'Further energy price hikes envisaged'

Minister Austin Gatt has warned that throughout this year, international prices of refined fuel oil are expected to increase by 43 per cent and those of gas oil by 57 per cent. Speaking during the debate in Parliament on an opposition motion to revoke...

Minister Austin Gatt has warned that throughout this year, international prices of refined fuel oil are expected to increase by 43 per cent and those of gas oil by 57 per cent. Speaking during the debate in Parliament on an opposition motion to revoke the new utility tariffs, Dr Gatt said that instead of increasing electricity tariffs, other countries like Greece, Spain and Portugal had decreased salaries and wages.

In 2010, 73 per cent of Enemalta's budget was to be spent on buying refined oil at market prices amounting to €207 million. The new tariffs only included inefficiencies over which Enemalta had no control, such as shift work and manpower overstaffing expenses. Enemalta spent €77 million on non-oil expenses, including €34 million in wages to its workforce.

Enemalta and the Water Services Corporation's income would be made up of €385 million from tariffs and €44 million in government subsidies. Unrevised tariffs meant that Enemalta would have a shortfall of €84 million.

Dr Gatt accused the opposition of failing to take a position on international oil prices. It was unjust to use the Budget to subsidise consumption or those who did not qualify for any subsidies.

He concluded that the government's aim was economic sustainability.

Resources Minister George Pullicino said that despite the opportunities given by the MRA, the Għaqda Unions Maltin had failed to put forward submissions on the principles adopted in setting the revised tariffs. They had also refused to take part in the public consultation process.

Mr Pullicino said four fundamental principles governed the revision process - conformity with laws, regulations and directives; profitability of corporations with an acceptable return on capital; tariffs not being discriminatory, and transparency on information to the consumer.

Certain unions had failed to take note of the government documentation which included social impact assessments on bills received by families and industry.

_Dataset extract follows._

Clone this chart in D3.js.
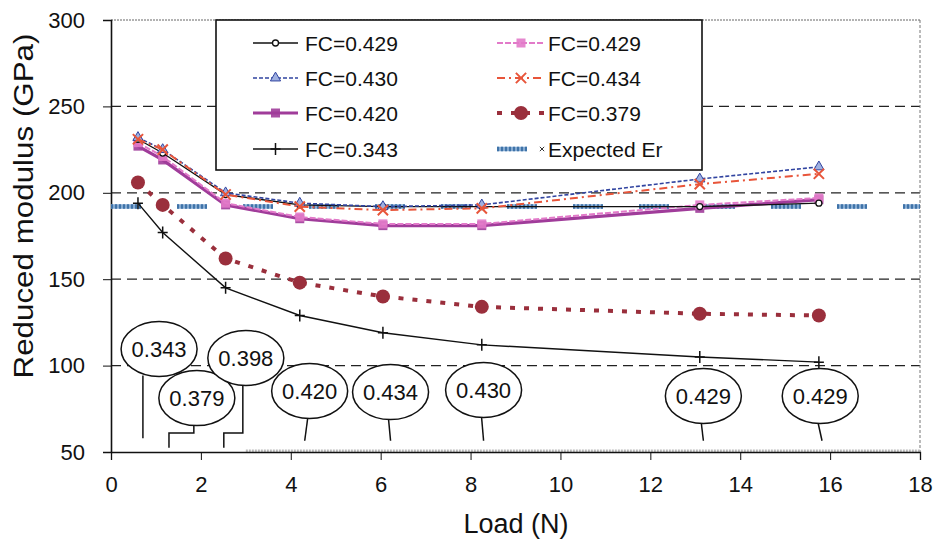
<!DOCTYPE html>
<html>
<head>
<meta charset="utf-8">
<script src="https://cdn.jsdelivr.net/npm/d3@7"></script>
<style>
    body { margin: 0; background: #fff; }
    text { font-family: "Liberation Sans", Arial, sans-serif; fill: #111; }
</style>
</head>
<body>
<svg id="chart" width="940" height="550"></svg>
<script>
// load values (N) where indentation was done
var loads = [0.6, 1.15, 2.55, 4.2, 6.05, 8.25, 13.1, 15.75]

// reduced modulus (GPa) per fill factor
var fc429a = [231, 223, 199, 193, 192, 192, 192, 194]
var fc430  = [232, 225, 200, 194, 192, 193, 208, 215]
var fc420  = [227, 219, 193, 185, 181, 181, 191, 196]
var fc343  = [194, 177, 145, 129, 119, 112, 105, 102]
var fc429b = [229, 221, 194, 186, 182, 182, 193, 197]
var fc434  = [231, 225, 199, 192, 190, 191, 205, 211]
var fc379  = [206, 193, 162, 148, 140, 134, 130, 129]
var expectedEr = 192

var legendLabels = ["FC=0.429", "FC=0.430", "FC=0.420", "FC=0.343",
                    "FC=0.429", "FC=0.434", "FC=0.379", "Expected Er"]

var xTicks = [0, 2, 4, 6, 8, 10, 12, 14, 16, 18]
var yTicks = [50, 100, 150, 200, 250, 300]

// callout bubbles: label, bubble centre (load, GPa), leader foot load
var bubbleLabels = ["0.343", "0.379", "0.398", "0.420", "0.434", "0.430", "0.429", "0.429"]
var bubbleX      = [1.07, 1.91, 3.0, 4.42, 6.22, 8.29, 13.18, 15.78]
var bubbleY      = [109.6, 81.2, 104.4, 85.3, 84.7, 85.9, 82.4, 82.4]
var leaderX      = [0.71, 1.29, 2.51, 4.31, 6.22, 8.29, 13.18, 15.82]

var svg = d3.select("#chart")
var margin = {left: 111, right: 20, top: 20, bottom: 98}
var width = 940 - margin.left - margin.right
var height = 550 - margin.top - margin.bottom

var x = d3.scaleLinear().domain([0, 18]).range([margin.left, margin.left + width])
var y = d3.scaleLinear().domain([50, 300]).range([margin.top + height, margin.top])

var series = [
    {vals: fc343,  color: "#111", w: 1.4, dash: null, marker: "plus"},
    {vals: fc379,  color: "#9a2f3c", w: 4, dash: "5,9", marker: "dot"},
    {vals: fc420,  color: "#a03c9a", w: 3.2, dash: null, marker: "square"},
    {vals: fc429b, color: "#e27ac9", w: 2, dash: "6,2", marker: "square"},
    {vals: fc429a, color: "#111", w: 1.3, dash: null, marker: "circle"},
    {vals: fc430,  color: "#3144a0", w: 1.6, dash: "4,2", marker: "triangle"},
    {vals: fc434,  color: "#e8553a", w: 2, dash: "8,4,2,4", marker: "times"}
]
var legendSeries = [series[4], series[5], series[2], series[0], series[3], series[6], series[1], null]

// grid lines
svg.append("g").selectAll("line")
    .data([100, 150, 200, 250])
    .enter().append("line")
    .attr("x1", x(0)).attr("x2", x(18))
    .attr("y1", function(d){return y(d)}).attr("y2", function(d){return y(d)})
    .attr("stroke", "#222").attr("stroke-width", 1.2).attr("stroke-dasharray", "10,6")

svg.append("line")
    .attr("x1", x(0)).attr("x2", x(18)).attr("y1", y(300)).attr("y2", y(300))
    .attr("stroke", "#666").attr("stroke-width", 1).attr("stroke-dasharray", "2,1")
svg.append("line")
    .attr("x1", x(18)).attr("x2", x(18)).attr("y1", y(300)).attr("y2", y(50))
    .attr("stroke", "#777").attr("stroke-width", 1).attr("stroke-dasharray", "3,2")
// faint grey band along bottom of plot
svg.append("line")
    .attr("x1", x(3)).attr("x2", x(18)).attr("y1", y(50) - 1).attr("y2", y(50) - 1)
    .attr("stroke", "#bbb").attr("stroke-width", 3).attr("stroke-dasharray", "2,1")

// axes
var xAxis = d3.axisBottom(x).tickValues(xTicks).tickSize(8).tickFormat(d3.format("d"))
var yAxis = d3.axisLeft(y).tickValues(yTicks).tickSize(8).tickFormat(d3.format("d"))

var gx = svg.append("g").attr("transform", "translate(0," + y(50) + ")").call(xAxis)
gx.select(".domain").attr("stroke", "#111").attr("stroke-width", 1.3)
gx.selectAll(".tick line").attr("stroke", "#111")
gx.selectAll(".tick text").attr("font-size", 22).attr("dy", "1.3em")
    .style("font-family", "Liberation Sans, Arial, sans-serif").attr("fill", "#111")

var gy = svg.append("g").attr("transform", "translate(" + x(0) + ",0)").call(yAxis)
gy.select(".domain").attr("stroke", "#111").attr("stroke-width", 1.6)
gy.selectAll(".tick line").attr("stroke", "#111")
gy.selectAll(".tick text").attr("font-size", 22).attr("x", -26)
    .style("font-family", "Liberation Sans, Arial, sans-serif").attr("fill", "#111")

svg.append("text")
    .attr("x", 516).attr("y", 533)
    .attr("text-anchor", "middle").attr("font-size", 27)
    .text("Load (N)")

svg.append("text")
    .attr("transform", "translate(33,206) rotate(-90)")
    .attr("text-anchor", "middle").attr("font-size", 27)
    .attr("textLength", 345).attr("lengthAdjust", "spacingAndGlyphs")
    .text("Reduced modulus (GPa)")

// expected Er reference line (hatched look: light dashes with dark stripes on top)
svg.append("line")
    .attr("x1", x(0)).attr("x2", x(18))
    .attr("y1", y(expectedEr)).attr("y2", y(expectedEr))
    .attr("stroke", "#86abd2").attr("stroke-width", 4.5).attr("stroke-dasharray", "30,36")
svg.append("line")
    .attr("x1", x(0)).attr("x2", x(18))
    .attr("y1", y(expectedEr)).attr("y2", y(expectedEr))
    .attr("stroke", "#3f73a8").attr("stroke-width", 4.5)
    .attr("stroke-dasharray", "2,2,2,2,2,2,2,2,2,2,2,2,2,2,2,36")

function drawMarker(g, type, color, cx, cy)
{
    if(type == "plus")
    {
        g.append("path")
            .attr("d", "M" + (cx - 5) + "," + cy + "H" + (cx + 5) + "M" + cx + "," + (cy - 6) + "V" + (cy + 6))
            .attr("stroke", color).attr("stroke-width", 1.5)
    }
    else if(type == "dot")
    {
        g.append("circle").attr("cx", cx).attr("cy", cy).attr("r", 7).attr("fill", color)
    }
    else if(type == "square")
    {
        g.append("rect").attr("x", cx - 4.5).attr("y", cy - 4.5).attr("width", 9).attr("height", 9)
            .attr("fill", color).attr("opacity", 0.9)
    }
    else if(type == "circle")
    {
        g.append("circle").attr("cx", cx).attr("cy", cy).attr("r", 3)
            .attr("fill", "#fff").attr("stroke", color).attr("stroke-width", 1.3)
    }
    else if(type == "triangle")
    {
        g.append("path").attr("d", d3.symbol().type(d3.symbolTriangle).size(45)())
            .attr("transform", "translate(" + cx + "," + cy + ")")
            .attr("fill", "#9fb0e0").attr("stroke", color).attr("stroke-width", 1)
    }
    else if(type == "times")
    {
        g.append("path").attr("d", d3.symbol().type(d3.symbolTimes).size(70)())
            .attr("transform", "translate(" + cx + "," + cy + ")")
            .attr("fill", "none").attr("stroke", color).attr("stroke-width", 2)
    }
}

var line = d3.line()
    .x(function(d, i){return x(loads[i])})
    .y(function(d){return y(d)})

var plot = svg.append("g")
series.forEach(function(s)
{
    plot.append("path")
        .datum(s.vals)
        .attr("d", line)
        .attr("fill", "none")
        .attr("stroke", s.color)
        .attr("stroke-width", s.w)
        .attr("stroke-dasharray", s.dash)
    s.vals.forEach(function(v, i)
    {
        drawMarker(plot, s.marker, s.color, x(loads[i]), y(v))
    })
})

// callout bubbles
var rx = 38, ry = 27.5
var bub = svg.append("g")
bubbleLabels.forEach(function(lab, i)
{
    var cx = x(bubbleX[i]), cy = y(bubbleY[i])
    var lx = x(leaderX[i])
    var path
    if(i == 1 || i == 2)
    {
        var sx = cx - 3
        path = "M" + sx + "," + (cy + ry) + "V" + y(61) + "H" + lx + "V" + y(52.5)
    }
    else if(i == 0)
    {
        path = "M" + lx + "," + (cy + ry - 1) + "V" + y(58)
    }
    else
    {
        path = "M" + (cx - 2) + "," + (cy + ry) + "L" + lx + "," + y(56.5)
    }
    bub.append("path").attr("d", path).attr("fill", "none")
        .attr("stroke", "#111").attr("stroke-width", 1.5)
    bub.append("ellipse").attr("cx", cx).attr("cy", cy).attr("rx", rx).attr("ry", ry)
        .attr("fill", "#fff").attr("stroke", "#111").attr("stroke-width", 1.5)
    bub.append("text").attr("x", cx).attr("y", cy + 8)
        .attr("text-anchor", "middle").attr("font-size", 22)
        .text(lab)
})

// legend
var legend = svg.append("g")
legend.append("rect")
    .attr("x", 216).attr("y", 20).attr("width", 486).attr("height", 150)
    .attr("fill", "#fff").attr("stroke", "#111").attr("stroke-width", 1.6)

var rowY = [43, 78, 113, 149]
legendLabels.forEach(function(lab, i)
{
    var col = Math.floor(i / 4)
    var ly = rowY[i % 4]
    var x0 = col == 0 ? 253 : 497
    var x1 = col == 0 ? 298 : 545
    var s = legendSeries[i]
    if(s)
    {
        legend.append("line")
            .attr("x1", x0).attr("x2", x1).attr("y1", ly).attr("y2", ly)
            .attr("stroke", s.color).attr("stroke-width", s.w)
            .attr("stroke-dasharray", s.dash)
        drawMarker(legend, s.marker, s.color, (x0 + x1) / 2, ly)
    }
    else
    {
        legend.append("line")
            .attr("x1", x0).attr("x2", x0 + 30).attr("y1", ly).attr("y2", ly)
            .attr("stroke", "#86abd2").attr("stroke-width", 4.5)
        legend.append("line")
            .attr("x1", x0).attr("x2", x0 + 30).attr("y1", ly).attr("y2", ly)
            .attr("stroke", "#3f73a8").attr("stroke-width", 4.5).attr("stroke-dasharray", "2,2")
        legend.append("path").attr("d", d3.symbol().type(d3.symbolTimes).size(14)())
            .attr("transform", "translate(" + (x1 - 3) + "," + ly + ")")
            .attr("stroke", "#333").attr("stroke-width", 1)
    }
    legend.append("text")
        .attr("x", col == 0 ? 305 : 548).attr("y", ly + 8)
        .attr("font-size", 21)
        .text(lab)
})
</script>
</body>
</html>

The MRA had lowered the Enemalta request by €8 million and insisted that Enemalta make adjustments on revenue and expenditure for 2009 and 2010.

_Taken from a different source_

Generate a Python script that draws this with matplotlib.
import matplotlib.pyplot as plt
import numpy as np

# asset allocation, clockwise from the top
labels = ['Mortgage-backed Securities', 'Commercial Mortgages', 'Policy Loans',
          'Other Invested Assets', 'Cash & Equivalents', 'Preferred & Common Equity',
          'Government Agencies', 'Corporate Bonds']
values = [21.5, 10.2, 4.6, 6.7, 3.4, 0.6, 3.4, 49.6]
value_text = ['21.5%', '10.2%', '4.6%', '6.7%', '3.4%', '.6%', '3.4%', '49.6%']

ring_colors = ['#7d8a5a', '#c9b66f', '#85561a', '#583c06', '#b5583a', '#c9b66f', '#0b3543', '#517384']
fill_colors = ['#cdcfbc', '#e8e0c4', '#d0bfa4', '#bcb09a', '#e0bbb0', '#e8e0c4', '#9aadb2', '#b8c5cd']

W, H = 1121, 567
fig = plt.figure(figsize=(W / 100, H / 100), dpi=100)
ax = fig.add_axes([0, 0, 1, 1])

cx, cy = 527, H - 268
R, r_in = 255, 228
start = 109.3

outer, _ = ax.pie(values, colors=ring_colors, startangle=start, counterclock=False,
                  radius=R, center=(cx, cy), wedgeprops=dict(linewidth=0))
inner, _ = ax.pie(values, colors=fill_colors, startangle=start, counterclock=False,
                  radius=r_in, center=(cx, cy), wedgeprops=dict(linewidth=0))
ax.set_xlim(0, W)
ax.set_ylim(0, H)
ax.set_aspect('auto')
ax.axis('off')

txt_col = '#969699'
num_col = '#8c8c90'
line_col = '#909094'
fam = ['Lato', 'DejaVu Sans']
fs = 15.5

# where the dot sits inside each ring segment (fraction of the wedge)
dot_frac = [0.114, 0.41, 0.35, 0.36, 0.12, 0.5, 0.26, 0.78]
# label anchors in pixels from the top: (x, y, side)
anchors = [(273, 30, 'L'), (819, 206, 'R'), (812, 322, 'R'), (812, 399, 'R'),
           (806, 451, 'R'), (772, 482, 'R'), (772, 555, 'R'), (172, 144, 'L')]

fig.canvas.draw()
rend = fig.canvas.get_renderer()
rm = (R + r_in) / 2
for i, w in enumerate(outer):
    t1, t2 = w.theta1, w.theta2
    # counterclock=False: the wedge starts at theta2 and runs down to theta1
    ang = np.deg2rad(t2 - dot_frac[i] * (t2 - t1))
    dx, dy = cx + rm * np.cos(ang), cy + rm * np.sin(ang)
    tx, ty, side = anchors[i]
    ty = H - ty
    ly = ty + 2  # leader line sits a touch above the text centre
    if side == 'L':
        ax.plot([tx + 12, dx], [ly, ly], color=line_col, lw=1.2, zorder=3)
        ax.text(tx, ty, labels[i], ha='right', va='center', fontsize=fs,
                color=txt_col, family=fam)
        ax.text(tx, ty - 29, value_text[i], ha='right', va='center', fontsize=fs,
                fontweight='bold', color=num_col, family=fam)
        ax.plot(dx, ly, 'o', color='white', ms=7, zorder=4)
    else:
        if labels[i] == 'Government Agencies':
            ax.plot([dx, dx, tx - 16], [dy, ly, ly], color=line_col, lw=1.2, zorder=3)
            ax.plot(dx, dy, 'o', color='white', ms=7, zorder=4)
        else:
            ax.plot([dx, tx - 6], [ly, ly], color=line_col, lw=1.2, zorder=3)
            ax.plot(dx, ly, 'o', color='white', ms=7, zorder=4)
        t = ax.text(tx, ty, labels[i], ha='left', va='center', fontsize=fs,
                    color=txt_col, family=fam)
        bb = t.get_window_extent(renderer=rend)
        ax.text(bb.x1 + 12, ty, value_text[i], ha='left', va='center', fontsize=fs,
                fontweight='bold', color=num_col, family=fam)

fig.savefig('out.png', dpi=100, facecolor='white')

Mr Pullicino said it was unjust to ignore the schemes which the government had introduced to save energy consumption.

The government had given €22 million in assistance to families on energy-saving measures and on tariffs. Parliament had voted another €10 million to assist vulnerable families. A new scheme for the installation of photovoltaic panels would be announced soon in view of the success achieved in another scheme last week.

The minister said that the opposition had agreed with the climate change document and had not requested a vote on this document, which among its principles included that the price of electricity generated should reflect the true cost.

Earlier, Labour MP Anġlu Farrugia said it was now evident that the government had been lying to the public every time the PN manifesto said that the Marsa power station would be decommissioned. It was obvious the government had lost all value of social justice. This was a national call to address the situation.

Dr Farrugia said the official unemployment figure stood at almost 8,000. It showed an upward spiral, with several jobs being lost in manufacturing, construction and tourism - exactly the three major sectors that were facing the greatest hardships with the water and electricity rates. In one year these sectors had forked out over €58 million more in comparison with the rates prevailing in the previous October.

By comparison, Malta was paying 35 per cent more than Cyprus per kilowatt of electricity. This was all the more telling when one kept in mind that an employee in Malta was earning 36 per cent of the European average, while one in Cyprus was earning 93 per cent of that average.

Gavin Gulia (PL) said no trade union or employer association was agreeing with the government, but the Prime Minister was continuing to persist in his error.

The self-employed were am-ong the worst affected sectors as they would face higher business bills as well as higher bills at home. Private sector organisations such as the GRTU had warned that the tariffs could mean hundreds of job losses. It was time for the government to heed the warnings.

Labour MP Carmelo Abela noted that the president of the Chamber of Commerce and Industry, Helga Ellul, had also warned about the consequences of the tariffs and the lack of consultation before their introduction.

These tariffs would further harm the manufacturing sector because they were higher than in competing countries. Government assistance, he said, should be in a manner which made sense.

Marlene Pullicino (PL) said the crucial factor was that the reform was instituted at a time when other governments were trying to infuse more funds into people's pockets.

The government was not new to the scene, just as the aspects of oil prices and targets were not new, but none of this had been addressed over the years. Also to be investigated was the lack of alternative sources of energy. The opposition agreed with the government's reform, but it was too little too late.

The government was to be condemned for its choice of a new power station with its known very bad effects on climate and people's health. These were decisions against what the government itself had planned.

Of course Malta needed to address the problems at one time or another, but the reform at this time was undermining the future of Maltese businesses and families.